[Instruction] The material below should be written out in full and exactly; pictures stay out of the copy.

[Given data]
---
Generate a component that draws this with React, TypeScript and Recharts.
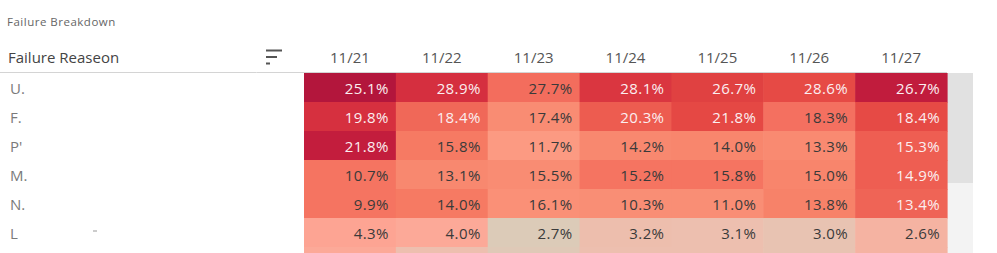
import React from "react";
import { ScatterChart, Scatter, XAxis, YAxis } from "recharts";

// ---- data ----
const dates = ["11/21", "11/22", "11/23", "11/24", "11/25", "11/26", "11/27"];
const reasons = ["U.", "F.", "P'", "M.", "N.", "L", "row7"];

const pctU = [25.1, 28.9, 27.7, 28.1, 26.7, 28.6, 26.7];
const pctF = [19.8, 18.4, 17.4, 20.3, 21.8, 18.3, 18.4];
const pctP = [21.8, 15.8, 11.7, 14.2, 14.0, 13.3, 15.3];
const pctM = [10.7, 13.1, 15.5, 15.2, 15.8, 15.0, 14.9];
const pctN = [9.9, 14.0, 16.1, 10.3, 11.0, 13.8, 13.4];
const pctL = [4.3, 4.0, 2.7, 3.2, 3.1, 3.0, 2.6];
const pctRow7: (number | null)[] = [null, null, null, null, null, null, null];

// colour measure (0..1) driving the heat colour
const heatU = [1.0, 0.88, 0.64, 0.86, 0.83, 0.79, 0.94];
const heatF = [0.875, 0.66, 0.45, 0.72, 0.8, 0.63, 0.79];
const heatP = [0.93, 0.58, 0.38, 0.48, 0.5, 0.47, 0.71];
const heatM = [0.61, 0.48, 0.45, 0.61, 0.61, 0.51, 0.71];
const heatN = [0.61, 0.58, 0.43, 0.44, 0.44, 0.53, 0.68];
const heatL = [0.3, 0.27, 0.0, 0.13, 0.12, 0.08, 0.2];
const heatRow7 = [0.27, 0.12, 0.02, 0.12, 0.12, 0.08, 0.2];

const pctRows = [pctU, pctF, pctP, pctM, pctN, pctL, pctRow7];
const heatRows = [heatU, heatF, heatP, heatM, heatN, heatL, heatRow7];

// ---- colour ramp ----
const ramp: [number, string][] = [
  [0.0, "#dccbb8"],
  [0.1, "#ebc1b1"],
  [0.15, "#efbcab"],
  [0.2, "#f5b3a2"],
  [0.28, "#fda797"],
  [0.38, "#fc9a82"],
  [0.45, "#f98c73"],
  [0.5, "#f8866d"],
  [0.58, "#f67a63"],
  [0.63, "#f47060"],
  [0.66, "#f06858"],
  [0.71, "#ee5e52"],
  [0.79, "#e64a45"],
  [0.83, "#e04141"],
  [0.87, "#d8323f"],
  [0.93, "#c31d3d"],
  [1.0, "#b3163c"],
];
const hex = (h: string) => [1, 3, 5].map((i) => parseInt(h.slice(i, i + 2), 16));
function heatColor(t: number) {
  for (let i = 1; i < ramp.length; i++) {
    if (t <= ramp[i][0]) {
      const [t0, c0] = ramp[i - 1];
      const [t1, c1] = ramp[i];
      const f = (t - t0) / (t1 - t0);
      const a = hex(c0);
      const b = hex(c1);
      const m = a.map((v, k) => Math.round(v + (b[k] - v) * f));
      return `rgb(${m[0]},${m[1]},${m[2]})`;
    }
  }
  return ramp[ramp.length - 1][1];
}

const cells = reasons.flatMap((reason, r) =>
  dates.map((date, c) => ({
    date,
    reason,
    pct: pctRows[r][c],
    heat: heatRows[r][c],
  }))
);

// ---- layout ----
const W = 997;
const PLOT_LEFT = 304;
const PLOT_RIGHT = 947;
const PLOT_TOP = 73;
const ROW_H = 29;
const CELL_W = (PLOT_RIGHT - PLOT_LEFT) / dates.length;
const H = PLOT_TOP + ROW_H * reasons.length;
const FONT = "'Open Sans', 'Noto Sans', sans-serif";

const CellShape = (props: any) => {
  const { cx, cy, payload } = props;
  if (cx == null || cy == null) return null;
  const fill = heatColor(payload.heat);
  const light = payload.heat >= 0.655;
  return (
    <g>
      <rect
        x={cx - CELL_W / 2}
        y={cy - ROW_H / 2}
        width={CELL_W + 0.6}
        height={ROW_H + 0.6}
        fill={fill}
      />
      {payload.pct != null && (
        <text
          x={cx + CELL_W / 2 - 7}
          y={cy + 6}
          textAnchor="end"
          fontFamily={FONT}
          fontSize={15}
          letterSpacing={0.4}
          fill={light ? "#fbeef0" : "#3a3a3a"}
        >
          {payload.pct.toFixed(1) + "%"}
        </text>
      )}
    </g>
  );
};

const DateTick = (props: any) => {
  const { x, payload } = props;
  return (
    <text x={x} y={63} textAnchor="middle" fontFamily={FONT} fontSize={15} fill="#555">
      {payload.value}
    </text>
  );
};

const ReasonTick = (props: any) => {
  const { y, payload } = props;
  if (payload.value === "row7") return null;
  return (
    <g>
      <text x={10} y={y + 6} textAnchor="start" fontFamily={FONT} fontSize={15} fill="#7a7a7a">
        {payload.value}
      </text>
      {payload.value === "L" && <rect x={93} y={y - 2} width={4} height={1} fill="#999" />}
    </g>
  );
};

export default function App() {
  return (
    <div style={{ position: "absolute", left: 0, top: 0, width: W, height: 253, overflow: "hidden", background: "#fff" }}>
      <svg width={W} height={253} style={{ position: "absolute", left: 0, top: 0 }}>
        <rect x={PLOT_RIGHT} y={PLOT_TOP} width={26} height={180} fill="#f3f3f3" />
        <rect x={PLOT_RIGHT} y={PLOT_TOP} width={26} height={110} fill="#e1e1e1" />
      </svg>
      <div style={{ position: "absolute", left: 0, top: 0 }}>
        <ScatterChart
          width={W}
          height={H}
          margin={{ top: PLOT_TOP - 30, right: W - PLOT_RIGHT, bottom: 0, left: 0 }}
        >
          <XAxis
            dataKey="date"
            type="category"
            allowDuplicatedCategory={false}
            orientation="top"
            height={30}
            axisLine={false}
            tickLine={false}
            interval={0}
            tick={<DateTick />}
          />
          <YAxis
            dataKey="reason"
            type="category"
            allowDuplicatedCategory={false}
            reversed
            width={PLOT_LEFT}
            axisLine={false}
            tickLine={false}
            interval={0}
            tick={<ReasonTick />}
          />
          <Scatter data={cells} shape={CellShape} isAnimationActive={false} />
        </ScatterChart>
      </div>
      <svg width={W} height={253} style={{ position: "absolute", left: 0, top: 0, pointerEvents: "none" }}>
        <text x={7} y={26} fontFamily={FONT} fontSize={11.5} letterSpacing={0.5} fill="#666">
          Failure Breakdown
        </text>
        <text x={8} y={63} fontFamily={FONT} fontSize={15} fill="#444">
          Failure Reaseon
        </text>
        <rect x={266} y={49.5} width={16} height={2} fill="#555" />
        <rect x={266} y={56} width={11} height={2} fill="#555" />
        <rect x={266} y={62.5} width={4} height={2} fill="#555" />
        <line x1={0} x2={PLOT_RIGHT} y1={72.5} y2={72.5} stroke="#d4d4d4" strokeWidth={1} />
      </svg>
    </div>
  );
}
---
[Answer in full]
Generate a component that draws this with React, TypeScript and Recharts.
import React from "react";
import { ScatterChart, Scatter, XAxis, YAxis } from "recharts";

// ---- data ----
const dates = ["11/21", "11/22", "11/23", "11/24", "11/25", "11/26", "11/27"];
const reasons = ["U.", "F.", "P'", "M.", "N.", "L", "row7"];

const pctU = [25.1, 28.9, 27.7, 28.1, 26.7, 28.6, 26.7];
const pctF = [19.8, 18.4, 17.4, 20.3, 21.8, 18.3, 18.4];
const pctP = [21.8, 15.8, 11.7, 14.2, 14.0, 13.3, 15.3];
const pctM = [10.7, 13.1, 15.5, 15.2, 15.8, 15.0, 14.9];
const pctN = [9.9, 14.0, 16.1, 10.3, 11.0, 13.8, 13.4];
const pctL = [4.3, 4.0, 2.7, 3.2, 3.1, 3.0, 2.6];
const pctRow7: (number | null)[] = [null, null, null, null, null, null, null];

// colour measure (0..1) driving the heat colour
const heatU = [1.0, 0.88, 0.64, 0.86, 0.83, 0.79, 0.94];
const heatF = [0.875, 0.66, 0.45, 0.72, 0.8, 0.63, 0.79];
const heatP = [0.93, 0.58, 0.38, 0.48, 0.5, 0.47, 0.71];
const heatM = [0.61, 0.48, 0.45, 0.61, 0.61, 0.51, 0.71];
const heatN = [0.61, 0.58, 0.43, 0.44, 0.44, 0.53, 0.68];
const heatL = [0.3, 0.27, 0.0, 0.13, 0.12, 0.08, 0.2];
const heatRow7 = [0.27, 0.12, 0.02, 0.12, 0.12, 0.08, 0.2];

const pctRows = [pctU, pctF, pctP, pctM, pctN, pctL, pctRow7];
const heatRows = [heatU, heatF, heatP, heatM, heatN, heatL, heatRow7];

// ---- colour ramp ----
const ramp: [number, string][] = [
  [0.0, "#dccbb8"],
  [0.1, "#ebc1b1"],
  [0.15, "#efbcab"],
  [0.2, "#f5b3a2"],
  [0.28, "#fda797"],
  [0.38, "#fc9a82"],
  [0.45, "#f98c73"],
  [0.5, "#f8866d"],
  [0.58, "#f67a63"],
  [0.63, "#f47060"],
  [0.66, "#f06858"],
  [0.71, "#ee5e52"],
  [0.79, "#e64a45"],
  [0.83, "#e04141"],
  [0.87, "#d8323f"],
  [0.93, "#c31d3d"],
  [1.0, "#b3163c"],
];
const hex = (h: string) => [1, 3, 5].map((i) => parseInt(h.slice(i, i + 2), 16));
function heatColor(t: number) {
  for (let i = 1; i < ramp.length; i++) {
    if (t <= ramp[i][0]) {
      const [t0, c0] = ramp[i - 1];
      const [t1, c1] = ramp[i];
      const f = (t - t0) / (t1 - t0);
      const a = hex(c0);
      const b = hex(c1);
      const m = a.map((v, k) => Math.round(v + (b[k] - v) * f));
      return `rgb(${m[0]},${m[1]},${m[2]})`;
    }
  }
  return ramp[ramp.length - 1][1];
}

const cells = reasons.flatMap((reason, r) =>
  dates.map((date, c) => ({
    date,
    reason,
    pct: pctRows[r][c],
    heat: heatRows[r][c],
  }))
);

// ---- layout ----
const W = 997;
const PLOT_LEFT = 304;
const PLOT_RIGHT = 947;
const PLOT_TOP = 73;
const ROW_H = 29;
const CELL_W = (PLOT_RIGHT - PLOT_LEFT) / dates.length;
const H = PLOT_TOP + ROW_H * reasons.length;
const FONT = "'Open Sans', 'Noto Sans', sans-serif";

const CellShape = (props: any) => {
  const { cx, cy, payload } = props;
  if (cx == null || cy == null) return null;
  const fill = heatColor(payload.heat);
  const light = payload.heat >= 0.655;
  return (
    <g>
      <rect
        x={cx - CELL_W / 2}
        y={cy - ROW_H / 2}
        width={CELL_W + 0.6}
        height={ROW_H + 0.6}
        fill={fill}
      />
      {payload.pct != null && (
        <text
          x={cx + CELL_W / 2 - 7}
          y={cy + 6}
          textAnchor="end"
          fontFamily={FONT}
          fontSize={15}
          letterSpacing={0.4}
          fill={light ? "#fbeef0" : "#3a3a3a"}
        >
          {payload.pct.toFixed(1) + "%"}
        </text>
      )}
    </g>
  );
};

const DateTick = (props: any) => {
  const { x, payload } = props;
  return (
    <text x={x} y={63} textAnchor="middle" fontFamily={FONT} fontSize={15} fill="#555">
      {payload.value}
    </text>
  );
};

const ReasonTick = (props: any) => {
  const { y, payload } = props;
  if (payload.value === "row7") return null;
  return (
    <g>
      <text x={10} y={y + 6} textAnchor="start" fontFamily={FONT} fontSize={15} fill="#7a7a7a">
        {payload.value}
      </text>
      {payload.value === "L" && <rect x={93} y={y - 2} width={4} height={1} fill="#999" />}
    </g>
  );
};

export default function App() {
  return (
    <div style={{ position: "absolute", left: 0, top: 0, width: W, height: 253, overflow: "hidden", background: "#fff" }}>
      <svg width={W} height={253} style={{ position: "absolute", left: 0, top: 0 }}>
        <rect x={PLOT_RIGHT} y={PLOT_TOP} width={26} height={180} fill="#f3f3f3" />
        <rect x={PLOT_RIGHT} y={PLOT_TOP} width={26} height={110} fill="#e1e1e1" />
      </svg>
      <div style={{ position: "absolute", left: 0, top: 0 }}>
        <ScatterChart
          width={W}
          height={H}
          margin={{ top: PLOT_TOP - 30, right: W - PLOT_RIGHT, bottom: 0, left: 0 }}
        >
          <XAxis
            dataKey="date"
            type="category"
            allowDuplicatedCategory={false}
            orientation="top"
            height={30}
            axisLine={false}
            tickLine={false}
            interval={0}
            tick={<DateTick />}
          />
          <YAxis
            dataKey="reason"
            type="category"
            allowDuplicatedCategory={false}
            reversed
            width={PLOT_LEFT}
            axisLine={false}
            tickLine={false}
            interval={0}
            tick={<ReasonTick />}
          />
          <Scatter data={cells} shape={CellShape} isAnimationActive={false} />
        </ScatterChart>
      </div>
      <svg width={W} height={253} style={{ position: "absolute", left: 0, top: 0, pointerEvents: "none" }}>
        <text x={7} y={26} fontFamily={FONT} fontSize={11.5} letterSpacing={0.5} fill="#666">
          Failure Breakdown
        </text>
        <text x={8} y={63} fontFamily={FONT} fontSize={15} fill="#444">
          Failure Reaseon
        </text>
        <rect x={266} y={49.5} width={16} height={2} fill="#555" />
        <rect x={266} y={56} width={11} height={2} fill="#555" />
        <rect x={266} y={62.5} width={4} height={2} fill="#555" />
        <line x1={0} x2={PLOT_RIGHT} y1={72.5} y2={72.5} stroke="#d4d4d4" strokeWidth={1} />
      </svg>
    </div>
  );
}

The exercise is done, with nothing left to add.